The Korea Timesの報道によると、金融当局は審査を間もなく終了し、制裁内容を決定する。KYC義務違反に対しては、1件につき最大1億ウォン(約1,100万円)の罰金が科される可能性があり、その行方に大きな関心が集まっている。また、最長6ヶ月の営業停止の可能性も考えられるという。
UpbitによるKYC違反は、ライセンス更新の審査の過程で明らかになった。韓国では特定金融取引情報法(特金法)により、仮想通貨事業者は3年ごとにライセンスを更新しなくてはならない。
Upbitは昨年10月に期限切れを迎えるライセンスの更新申請を行い、FSCが昨年8月末から現場検査を開始。すると、身分証明書上の名前や登録番号が不鮮明で本人確認が適切に行われていないにもかかわらず、口座が開設されていたケースなどが確認された。その数は70万件以上と膨大だ。
Upbitのライセンス更新手続きは、現在も審査中となっており、FSCの判断が待たれるところだ。
規制への対応
韓国では2018年1月以降、実名口座を通じた取引のみを許可する規制が導入され、すべての仮想通貨取引所に対してKYCとマネーロンダリング対策(AML)の厳格な遵守が義務付けられている。
AMLおよびテロ資金対策規制を担当するFSCの金融情報分析院(FIU)は1月9日、不適切なKYC手続きにより開設された口座が、マネーロンダリングや犯罪に悪用される可能性があるとして、Upbitに制裁に関する通知を発行。罰金に加え、新規ユーザー登録の一時停止や制限など、運用上の制限が検討されている。

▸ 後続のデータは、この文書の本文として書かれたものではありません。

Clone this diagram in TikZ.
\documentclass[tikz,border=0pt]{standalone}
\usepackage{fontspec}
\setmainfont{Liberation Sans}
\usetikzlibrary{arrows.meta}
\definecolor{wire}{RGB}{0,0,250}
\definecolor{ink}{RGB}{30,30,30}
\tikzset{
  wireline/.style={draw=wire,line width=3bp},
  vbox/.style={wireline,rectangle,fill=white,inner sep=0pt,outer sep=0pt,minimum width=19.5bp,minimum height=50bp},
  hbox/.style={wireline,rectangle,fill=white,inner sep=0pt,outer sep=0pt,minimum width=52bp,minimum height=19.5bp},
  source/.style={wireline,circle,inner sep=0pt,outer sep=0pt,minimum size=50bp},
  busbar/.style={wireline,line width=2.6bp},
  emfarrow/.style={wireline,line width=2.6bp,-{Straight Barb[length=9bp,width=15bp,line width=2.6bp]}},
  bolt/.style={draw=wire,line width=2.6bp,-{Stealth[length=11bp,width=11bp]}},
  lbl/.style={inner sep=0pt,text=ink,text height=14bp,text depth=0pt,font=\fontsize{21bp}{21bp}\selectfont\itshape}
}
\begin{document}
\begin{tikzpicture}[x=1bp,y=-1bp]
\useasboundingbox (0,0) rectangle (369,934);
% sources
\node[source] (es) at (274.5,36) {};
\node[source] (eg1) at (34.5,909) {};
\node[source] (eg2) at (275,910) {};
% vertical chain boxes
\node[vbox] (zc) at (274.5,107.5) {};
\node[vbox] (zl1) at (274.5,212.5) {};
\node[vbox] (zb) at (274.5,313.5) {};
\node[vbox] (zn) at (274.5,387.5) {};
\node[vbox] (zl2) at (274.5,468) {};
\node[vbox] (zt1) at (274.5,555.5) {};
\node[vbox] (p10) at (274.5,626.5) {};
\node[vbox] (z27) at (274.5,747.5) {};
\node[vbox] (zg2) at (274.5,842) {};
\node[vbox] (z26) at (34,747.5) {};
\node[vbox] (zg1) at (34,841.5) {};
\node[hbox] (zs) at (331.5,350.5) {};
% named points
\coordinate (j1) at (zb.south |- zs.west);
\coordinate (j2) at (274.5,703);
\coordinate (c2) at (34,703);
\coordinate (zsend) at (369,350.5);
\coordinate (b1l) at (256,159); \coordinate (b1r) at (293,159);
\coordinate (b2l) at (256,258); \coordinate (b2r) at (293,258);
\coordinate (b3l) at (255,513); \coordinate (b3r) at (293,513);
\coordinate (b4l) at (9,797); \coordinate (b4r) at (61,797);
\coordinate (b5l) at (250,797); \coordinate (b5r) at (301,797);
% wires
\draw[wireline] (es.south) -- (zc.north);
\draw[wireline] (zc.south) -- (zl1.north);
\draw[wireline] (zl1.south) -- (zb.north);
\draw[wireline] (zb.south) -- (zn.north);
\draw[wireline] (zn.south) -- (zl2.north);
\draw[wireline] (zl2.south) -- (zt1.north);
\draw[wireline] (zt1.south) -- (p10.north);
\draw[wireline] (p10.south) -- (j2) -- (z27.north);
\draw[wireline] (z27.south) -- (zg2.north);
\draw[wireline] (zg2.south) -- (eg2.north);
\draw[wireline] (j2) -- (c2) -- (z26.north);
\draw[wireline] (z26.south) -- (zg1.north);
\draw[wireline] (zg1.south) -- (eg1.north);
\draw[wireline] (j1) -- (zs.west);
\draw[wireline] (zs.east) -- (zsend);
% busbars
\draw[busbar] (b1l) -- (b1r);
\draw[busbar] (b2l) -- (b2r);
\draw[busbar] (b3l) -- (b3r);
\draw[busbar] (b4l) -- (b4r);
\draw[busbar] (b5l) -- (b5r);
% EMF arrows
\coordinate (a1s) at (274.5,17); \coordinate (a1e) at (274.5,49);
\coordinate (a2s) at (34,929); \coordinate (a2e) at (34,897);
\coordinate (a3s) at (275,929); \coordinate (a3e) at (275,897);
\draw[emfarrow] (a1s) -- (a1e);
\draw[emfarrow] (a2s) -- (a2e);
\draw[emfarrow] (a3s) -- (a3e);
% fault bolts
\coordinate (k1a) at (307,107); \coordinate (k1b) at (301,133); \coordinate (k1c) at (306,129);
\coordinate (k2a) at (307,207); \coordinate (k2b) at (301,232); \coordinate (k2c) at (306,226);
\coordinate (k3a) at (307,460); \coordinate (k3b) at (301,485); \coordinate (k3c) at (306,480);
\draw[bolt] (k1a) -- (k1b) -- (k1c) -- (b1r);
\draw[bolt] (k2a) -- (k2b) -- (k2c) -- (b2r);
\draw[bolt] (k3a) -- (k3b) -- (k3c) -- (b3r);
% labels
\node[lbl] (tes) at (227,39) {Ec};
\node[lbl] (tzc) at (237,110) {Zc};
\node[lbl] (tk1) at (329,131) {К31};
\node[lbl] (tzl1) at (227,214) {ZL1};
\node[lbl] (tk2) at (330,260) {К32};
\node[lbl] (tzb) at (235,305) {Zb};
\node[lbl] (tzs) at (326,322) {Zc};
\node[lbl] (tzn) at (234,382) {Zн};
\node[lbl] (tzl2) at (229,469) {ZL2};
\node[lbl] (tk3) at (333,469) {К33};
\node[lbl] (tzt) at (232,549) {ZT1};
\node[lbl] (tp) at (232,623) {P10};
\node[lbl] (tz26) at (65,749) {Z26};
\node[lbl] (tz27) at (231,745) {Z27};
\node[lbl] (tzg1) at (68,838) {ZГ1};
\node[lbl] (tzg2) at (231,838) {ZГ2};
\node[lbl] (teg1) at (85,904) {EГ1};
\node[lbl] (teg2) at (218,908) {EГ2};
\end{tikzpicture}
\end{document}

2017年に創設されたUpbitは、仮想通貨投資家が多い韓国で、約70%のマーケットシェアを誇る最大の取引所。2021年に改定された仮想通貨規制の下、最初に登録に成功したこともあり、これまでUpbitはコンプライアンスの取り組みに優れている取引所の一つとみなされてきた。
Upbitは現在、市場優位性や不公正なビジネス手法に関しても、独占禁止法の捜査も受けているとThe Korea Timesは報じている。
関連:韓国大手仮想通貨取引所Upbit、KYC義務違反で新規ユーザー登録を制限へ=報道
規制のバランス
FSCはすでにKorbitとGOPAX取引所の現場検査を開始しており、BithumbとCoinoneも調査の対象となっている。
韓国当局は、特に昨年7月に仮想通貨利用者保護法が施行されて以来、仮想通貨規制を強化しており、多くの取引所は、コンプライアンス要件への対応にさらなる圧力がかかることを予想している。
こうした動きと並行して、FSCは8年間施行されてきた法人による仮想通貨取引の禁止を解除する計画を明らかにした。
FSCは、仮想通貨利用者保護法の施行により、利用者保護のための制度基盤が整ったこと、海外主要国における法人の市場参加などの市場環境の変化をその主な理由として挙げた。
2月13日に発表された新たな方針によると、FSCは今年上半期に一部の法人・機関に「実名口座」開設を許可する予定だ。
下半期には、リスク許容性のある一部の機関投資家による、実名口座での仮想通貨取引のパイロットテストが開始される。対象は金融企業を除く上場企業および専門投資家として登録している法人で、約3,500社になるという。
FSCは他の関連機関と連携し、「法人の仮想通貨市場参加ロードマップ」を履行するため、内部統制基準や売買に関するガイドラインなどを迅速に設定する。また仮想通貨事業者や業界専門家など、市場とのコミュニケーションも強化し、法人参加が円滑に行えるよう支援していく予定だと述べた。